While the normal fall, winter and spring seasons have looked a little different this year amid the pandemic, the 51 state high school associations continue with their determined efforts to provide high school students the opportunity to compete in sports and performing arts.
Many of these state association leaders must adhere to state government and health mandates, but the goal is the same in every state: to play, perform and compete – together.
As the NFHS Fall Sports Championships Guide indicates, 35 states were able to participate in football this fall. At the school level, the efforts of coaches, administrators, students and parents to follow protocols and “finish the race” has been amazing. The oft-delayed 2020 fall football season concludes over the next two weekends as Texas (January 14-16) and Michigan (January 22-23) crown state champions.
Most of the other 16 states have starting dates for football in February or March, although a few are still awaiting clearance to play from state government and health officials. Seven of these 16 states have yet to play any sports this year, so while physical health concerns related to COVID-19 continue to impact decisions to play, so must the mental health of students who have been inactive since the shutdown in March.
The movement indoors for basketball, wrestling and ice hockey, along with ever-spiraling cases of the coronavirus, have intensified challenges for schools and state associations. As the NFHS Winter Sports Seasons Guide indicates, 21 states have yet to start regular-season basketball games, and 38 states have made modifications to their wrestling seasons.
And in the 30 states that have started basketball, it has been a case of two steps forward, one step back with virus protocols that have shut down individuals and/or teams. In addition, local health restrictions have limited fan attendance to family/friends only, or just 25 percent capacity in some areas.
With the ultimate goal to play, perform, compete – together in high school activities, state associations continue to look for new ways to make that happen. In the case of the more than four million students involved in performing arts, the opportunity to continue events virtually has been a tremendous alternative.

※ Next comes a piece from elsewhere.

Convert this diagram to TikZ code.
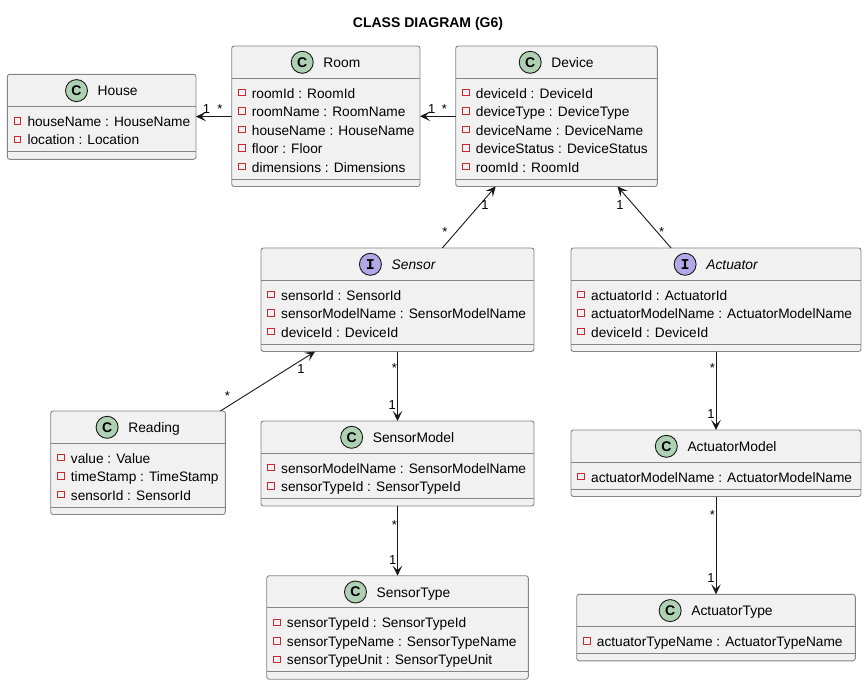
\documentclass[tikz,border=0pt]{standalone}
\usepackage{fontspec}
\setmainfont{Liberation Sans}
\newfontfamily\monob{Liberation Mono}
\usetikzlibrary{arrows.meta,calc}
\definecolor{boxfill}{HTML}{F1F1F1}
\definecolor{boxline}{HTML}{858585}
\definecolor{cfill}{HTML}{ADD1B2}
\definecolor{ifill}{HTML}{B4A7E5}
\definecolor{priv}{HTML}{C82930}
\definecolor{ink}{HTML}{181818}
\tikzset{
 classbox/.style={rectangle, rounded corners=2.5pt, draw=boxline, fill=boxfill, line width=0.9pt, inner sep=0pt, outer sep=0pt},
 sepline/.style={draw=boxline, line width=0.9pt},
 clsname/.style={inner sep=0pt, anchor=base, text height=10.4pt, text depth=0pt, font=\fontsize{13.8}{16}\selectfont},
 kindC/.style={circle, minimum size=22pt, inner sep=0pt, fill=cfill, draw=ink, line width=0.9pt, font=\fontsize{14}{16}\selectfont\bfseries},
 kindI/.style={kindC, fill=ifill, font=\fontsize{15}{16}\selectfont\monob\bfseries},
 attr/.style={inner sep=0pt, anchor=base west, font=\fontsize{13.7}{16}\selectfont},
 privmark/.style={rectangle, minimum size=6.5pt, inner sep=0pt, draw=priv, line width=0.8pt},
 assoc/.style={draw=ink, line width=0.9pt, -{Stealth[length=10pt,width=9.5pt,inset=4.5pt]}},
 mult/.style={inner sep=0pt, anchor=base, font=\fontsize{13}{15}\selectfont},
 titletext/.style={inner sep=0pt, anchor=base, font=\fontsize{14}{16}\selectfont\bfseries},
}
% #1 name, #2 left, #3 top, #4 right, #5 number of attributes, #6 kind (C/I), #7 title, #8 attributes
\newcommand\umlclass[8]{%
 \pgfmathsetmacro\uw{#4-#2}%
 \pgfmathsetmacro\uh{48+18.5*#5}%
 \node[classbox, minimum width=\uw pt, minimum height=\uh pt, anchor=north west] (#1) at (#2,#3) {};
 \draw[sepline] ([yshift=-32pt]#1.north west) -- ([yshift=-32pt]#1.north east);
 \draw[sepline] ([yshift=7.5pt]#1.south west) -- ([yshift=7.5pt]#1.south east);
 \node[clsname] (#1-t) at ({(#2+#4)/2+16},{#3+21.5}) {#7};
 \node[kind#6] (#1-c) at ([xshift=-21pt]#1-t.west) {#6};
 \foreach \a [count=\i] in {#8} {
   \pgfmathsetmacro\by{#3+52+18.5*(\i-1)}
   \node[attr] (#1-a\i) at (#2+20,\by) {\a};
   \node[privmark] (#1-m\i) at (#2+10,\by-5.5) {};
 }
}
\begin{document}
\begin{tikzpicture}[x=1pt,y=-1pt]
\fill[white] (0,0) rectangle (867,685);
\useasboundingbox (0,0) rectangle (867,685);

\node[titletext] (title) at (428,27.7) {CLASS DIAGRAM (G6)};

\umlclass{house}{7.3}{74.3}{196}{2}{C}{House}{houseName : HouseName, location : Location}
\umlclass{room}{231.7}{46}{420}{5}{C}{Room}{roomId : RoomId, roomName : RoomName, houseName : HouseName, floor : Floor, dimensions : Dimensions}
\umlclass{device}{455.7}{46}{657.3}{5}{C}{Device}{deviceId : DeviceId, deviceType : DeviceType, deviceName : DeviceName, deviceStatus : DeviceStatus, roomId : RoomId}
\umlclass{sensor}{261}{248}{534}{3}{I}{\itshape Sensor}{sensorId : SensorId, sensorModelName : SensorModelName, deviceId : DeviceId}
\umlclass{actuator}{571}{248}{861}{3}{I}{\itshape Actuator}{actuatorId : ActuatorId, actuatorModelName : ActuatorModelName, deviceId : DeviceId}
\umlclass{reading}{50.7}{411}{225.3}{3}{C}{Reading}{value : Value, timeStamp : TimeStamp, sensorId : SensorId}
\umlclass{sensormodel}{261}{421}{534}{2}{C}{SensorModel}{sensorModelName : SensorModelName, sensorTypeId : SensorTypeId}
\umlclass{sensortype}{266.7}{575.7}{528.3}{3}{C}{SensorType}{sensorTypeId : SensorTypeId, sensorTypeName : SensorTypeName, sensorTypeUnit : SensorTypeUnit}
\umlclass{actuatormodel}{571}{430}{861}{1}{C}{ActuatorModel}{actuatorModelName : ActuatorModelName}
\umlclass{actuatortype}{576.7}{594.3}{855.3}{1}{C}{ActuatorType}{actuatorTypeName : ActuatorTypeName}

\draw[assoc] (room) -- (house);
\draw[assoc] (device) -- (room);
\draw[assoc] (sensor) -- (device);
\draw[assoc] (actuator) -- (device);
\draw[assoc] (reading) -- (sensor);
\draw[assoc] (sensor) -- (sensormodel);
\draw[assoc] (sensormodel) -- (sensortype);
\draw[assoc] (actuator) -- (actuatormodel);
\draw[assoc] (actuatormodel) -- (actuatortype);

\node[mult] (l-rh1) at (206.5,113) {1};
\node[mult] (l-rh2) at (220,113) {*};
\node[mult] (l-dr1) at (431.7,113) {1};
\node[mult] (l-dr2) at (444.3,113) {*};
\node[mult] (l-sd1) at (485,209.6) {1};
\node[mult] (l-sd2) at (445,236.8) {*};
\node[mult] (l-ad1) at (620,209.6) {1};
\node[mult] (l-ad2) at (661.7,236.8) {*};
\node[mult] (l-rs1) at (301,373.6) {1};
\node[mult] (l-rs2) at (227.3,400.2) {*};
\node[mult] (l-sm2) at (394.3,372.5) {*};
\node[mult] (l-sm1) at (392.3,409.6) {1};
\node[mult] (l-st2) at (394.3,529.2) {*};
\node[mult] (l-st1) at (392.7,564.6) {1};
\node[mult] (l-am2) at (712.3,372.5) {*};
\node[mult] (l-am1) at (711,418) {1};
\node[mult] (l-at2) at (712.3,519.2) {*};
\node[mult] (l-at1) at (711,582) {1};
\end{tikzpicture}
\end{document}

As Nate Perry’s article in the January issue of High School Today indicated, Illinois and Wisconsin, among others, have turned negatives into positives. The Illinois High School Association (IHSA) plans to conduct state culminating events in speech, music, debate and drama from early February to the end of March – all virtually.
Susie Knoblauch, IHSA assistant executive director in charge of these programs, said it was difficult to see the disappointment of students who lost opportunities in the spring and those experiences “led us to believe that setting goals to conduct virtual events can energize these student populations.”
The Wisconsin High School Forensic Association (WHSFA) moved its events online in July to keep students and coaches engaged. The WHSFA successfully completed its one-act theatre season online in the fall and will begin its speech contest season next month, with state culminating rounds in April.
Adam Jacobi, WHSFA executive director, said the association actually added schools with the move online – some that had not participated in the past 20 years. He said the virtual experience also provided new options for busy students who could not participate otherwise, and it was beneficial for schools in sparsely populated and rural areas.
Other states are providing new opportunities through esports and flag football for girls. Eighteen state associations are now offering esports programs through the NFHS Network and PlayVS, and interest has been building due to the addition of FIFA 21 and Madden NFL 21 as game titles for the 2021 esports season – the first sports titles to be offered through the NFHS Network-PlayVS partnership.
In addition, interest in flag football for girls continues to gain momentum. Along with state associations in Florida, Georgia, Alaska and Nevada that have implemented programs, Alabama is involved in discussions to add the sport this year. The Georgia High School Association conducted its first GHSA Flag Football Championship last month with Calvary Day School winning the A-5A title and West Forsyth claiming the 6A-7A crown. About 90 schools were involved in the first year of sanctioned competition.
The new year is off to a rocky start with the horrific events in our nation’s Capital last week, along with the surging number of post-holiday COVID-19 infections. We hope and trust that 2021 is a year of healing – in many forms – in our country, and we believe that communities engaging in education-based high school sports and performing arts can play a significant role in that process.
Dr. Karissa Niehoff is executive director at NFHS.